Janet Albrechtsen (Image: Janet Albrechtsen/2GB)
Janet Albrechtsen (Image: Janet Albrechtsen/2GB)

The Australian’s Janet Albrechtsen has been obsessively orbiting the debate around the proposed Indigenous Voice to Parliament for some time. This week she’s been eclipsed by a photo-captioner. Sledging the Albanese government’s Voice proposal, Albrechtsen claims it is so out there “it could have been drafted by Senator Lidia Thorpe, who revels in her radicalism”.

Which would have been a highly effective sledge if it weren’t for the fact that Thorpe has been a consistent and vocal critic of the Voice proposal, as Bernard Keane notes today.

She wrote a long opinion piece in the Nine papers in early August to that effect. And only this morning, the Greens Senator and DjabWurrung Gunnai Gunditjmara woman called a Voice referendum a “waste of money” that could be better spent on Indigenous communities.
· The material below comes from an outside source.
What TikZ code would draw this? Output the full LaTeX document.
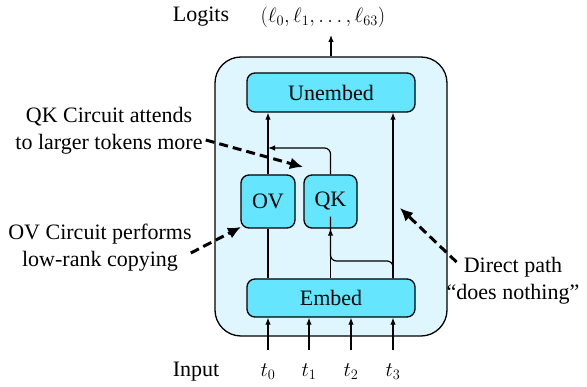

She also expressed her (again, consistent and on the record) preference for a treaty.

Given this is unfair enough to invite the suspicion that the point is being wilfully missed, the photo caption lands a little differently:

Every other caption in the piece is simply a straight description of who is being photographed (e.g. “Shaquille O’Neal with Anthony Albanese and Linda Burney”), so the sight of Thorpe raising her fist on the Senate floor, captioned “Lidia Thorpe revels in her radicalism” almost lands as a sarcastic comment on the piece.